UCLA Basketball: Should Bruins’ Offense Revolve Around Kyle Anderson?


Mark J. Terrill / Associated Press

The UCLA men’s basketball team has been impressive offensively through 18 games this season, but lately their consistency has begun to waver.

The Bruins are averaging 77.6 points per game, and have been shooting better than 47% from the field, ranking 23rd and 25th in the nation in these stats, respectively. UCLA’s 10 game winning streak was broken last Saturday in a loss to the Oregon Ducks, where the Bruins only scored 67 points, 10 less than their season average. Larry Drew II has been UCLA’s most efficient offensive playmaker, averaging 8.1 assists and less than 2 turnovers per contest, but Kyle Anderson has perhaps been their most effective playmaker.
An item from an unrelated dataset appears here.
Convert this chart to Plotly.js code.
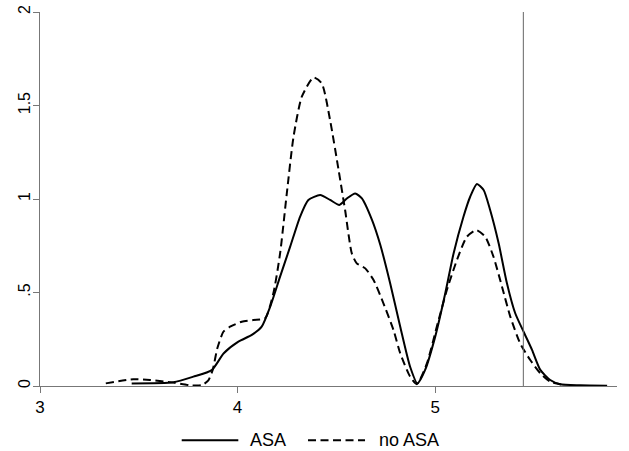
<!DOCTYPE html>
<html>
<head>
<meta charset="utf-8">
<script src="https://cdn.plot.ly/plotly-3.0.1.min.js"></script>
<style>html,body{margin:0;padding:0;background:#fff;}#chart{width:629px;height:451px;}</style>
</head>
<body>
<div id="chart"></div>
<script>
// ASA density (solid)
const asaX = [3.464, 3.675, 3.776, 3.869, 3.93, 4.004, 4.072, 4.122, 4.165, 4.215, 4.266, 4.316, 4.358, 4.418, 4.468, 4.515, 4.553, 4.595, 4.629, 4.68, 4.722, 4.772, 4.823, 4.873, 4.91, 4.949, 5.0, 5.051, 5.093, 5.143, 5.177, 5.211, 5.245, 5.278, 5.321, 5.363, 5.405, 5.451, 5.49, 5.532, 5.582, 5.633, 5.734, 5.87];
const asaY = [0.014, 0.02, 0.05, 0.085, 0.175, 0.237, 0.273, 0.317, 0.424, 0.585, 0.745, 0.905, 0.995, 1.021, 0.995, 0.968, 1.003, 1.030, 1.003, 0.888, 0.755, 0.55, 0.317, 0.103, 0.014, 0.086, 0.264, 0.496, 0.709, 0.905, 1.012, 1.080, 1.048, 0.941, 0.763, 0.549, 0.389, 0.282, 0.193, 0.086, 0.032, 0.009, 0.004, 0.002];
// no ASA density (dashed)
const noAsaX = [3.333, 3.472, 3.557, 3.675, 3.759, 3.819, 3.852, 3.875, 3.897, 3.928, 3.962, 4.021, 4.08, 4.139, 4.181, 4.215, 4.249, 4.283, 4.325, 4.384, 4.426, 4.468, 4.511, 4.544, 4.578, 4.603, 4.646, 4.688, 4.738, 4.789, 4.823, 4.873, 4.907, 4.958, 5.008, 5.059, 5.11, 5.16, 5.208, 5.253, 5.295, 5.338, 5.38, 5.43, 5.481, 5.532, 5.582, 5.65];
const noAsaY = [0.014, 0.036, 0.032, 0.018, 0.004, 0.005, 0.03, 0.09, 0.20, 0.29, 0.317, 0.344, 0.353, 0.362, 0.496, 0.709, 1.030, 1.333, 1.547, 1.650, 1.618, 1.422, 1.155, 0.941, 0.709, 0.656, 0.629, 0.567, 0.442, 0.299, 0.175, 0.05, 0.01, 0.121, 0.317, 0.513, 0.674, 0.798, 0.834, 0.798, 0.691, 0.531, 0.371, 0.228, 0.139, 0.068, 0.023, 0.005];
const seriesNames = ["ASA", "no ASA"];
const refLineX = [5.446];
const xTickVals = [3, 4, 5];
const xTickText = ["3", "4", "5"];
const yTickVals = [0, 0.5, 1, 1.5, 2];
const yTickText = ["0", ".5", "1", "1.5", "2"];

const fam = "Arial, 'Liberation Sans', sans-serif";
const xTickFont = {family: fam, size: 17, color: "#000"};
const yTickFont = {family: fam, size: 16, color: "#000"};
const legFont = {family: fam, size: 18, color: "#000"};
const dashPat = "8px,4.5px";
const traces = [
  {x: asaX, y: asaY, name: seriesNames[0], type: "scatter", mode: "lines", showlegend: false,
   line: {color: "#000", width: 2, shape: "spline", smoothing: 0.6}},
  {x: noAsaX, y: noAsaY, name: seriesNames[1], type: "scatter", mode: "lines", showlegend: false,
   line: {color: "#000", width: 2, dash: dashPat, shape: "spline", smoothing: 0.6}}
];
// legend drawn as shapes + annotations (paper coords)
const legY = -0.145;
const legendItems = [
  {x0: 0.2456, x1: 0.3437, tx: 0.3605, dash: "solid"},
  {x0: 0.4645, x1: 0.5633, tx: 0.5840, dash: dashPat}
];
const shapes = refLineX.map(v => ({type: "line", xref: "x", yref: "y", x0: v, x1: v, y0: 0, y1: 2,
          line: {color: "#666", width: 1}}));
const annotations = [];
legendItems.forEach((it, i) => {
  shapes.push({type: "line", xref: "paper", yref: "paper", x0: it.x0, x1: it.x1, y0: legY, y1: legY,
               line: {color: "#000", width: 2, dash: it.dash}});
  annotations.push({xref: "paper", yref: "paper", x: it.tx, y: legY, xanchor: "left", yanchor: "middle",
               text: seriesNames[i], showarrow: false, font: legFont});
});
const layout = {
  width: 629, height: 451,
  margin: {l: 40, r: 12, t: 12, b: 65, autoexpand: false},
  paper_bgcolor: "#fff", plot_bgcolor: "#fff",
  font: yTickFont,
  showlegend: false,
  xaxis: {range: [3, 5.92], tickvals: xTickVals, ticktext: xTickText,
          showgrid: false, zeroline: false, showline: true, linecolor: "#777", linewidth: 1,
          ticks: "outside", ticklen: 6, tickcolor: "#777", tickfont: xTickFont},
  yaxis: {range: [0, 2], tickvals: yTickVals, ticktext: yTickText, tickangle: -90,
          showgrid: false, zeroline: false, showline: true, linecolor: "#777", linewidth: 1,
          ticks: "outside", ticklen: 6, tickcolor: "#777", tickfont: yTickFont,
          ticklabelstandoff: -3},
  shapes: shapes,
  annotations: annotations
};
Plotly.newPlot("chart", traces, layout, {staticPlot: true, displayModeBar: false});
</script>
</body>
</html>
Kyle Anderson’s is a better playmaker than his 3.7 assists per game numbers. His passes start fast breaks and lead to easy shots or dimes by other players. Anderson’s shooting also plays a factor in creating points for others. He shoots 49% from inside the arc, and because of his height and ball-handling skills, defenses must respect his drive to the basket. Larry Drew II has been great at dishing out assists, but he lacks confidence in his shooting ability, and opposing defenses do not expect him to look to score at all. The help defense that Anderson attracts in the paint creates opportunities to get the ball to the open teammate for a high quality look at the basket.

Employing this strategy on offense could prove very helpful for every Bruin player, especially two freshmen that have been struggling from the field as of late, Jordan Adams and Shabazz Muhammad. Muhammad and Adams lead the team in scoring this season, but both have struggled to shoot efficiently. Over the last 6 games, Adams has shot only 32.7% from the field, while Muhammad has been a bit better at 41%. Designating Kyle Anderson as the primary ball handler on offense would get Muhammad who’s more of a slasher, higher quality looks at the rim. Adams would also benefit with higher quality jump shots.

The UCLA Bruins have had some great scoring outbursts this season and aren’t struggling to put points on the board, but they have so much potential with all these freshmen performing at such a high level. Coach Ben Howland has made a great move this season, changing his offensive strategy to accommodate the athleticism and youth of this squad. Trusting Kyle Anderson and his high basketball IQ with more responsibility running the offense could be a decision that makes Howland look like the “genius” Bruins fans thought he was when he got the job.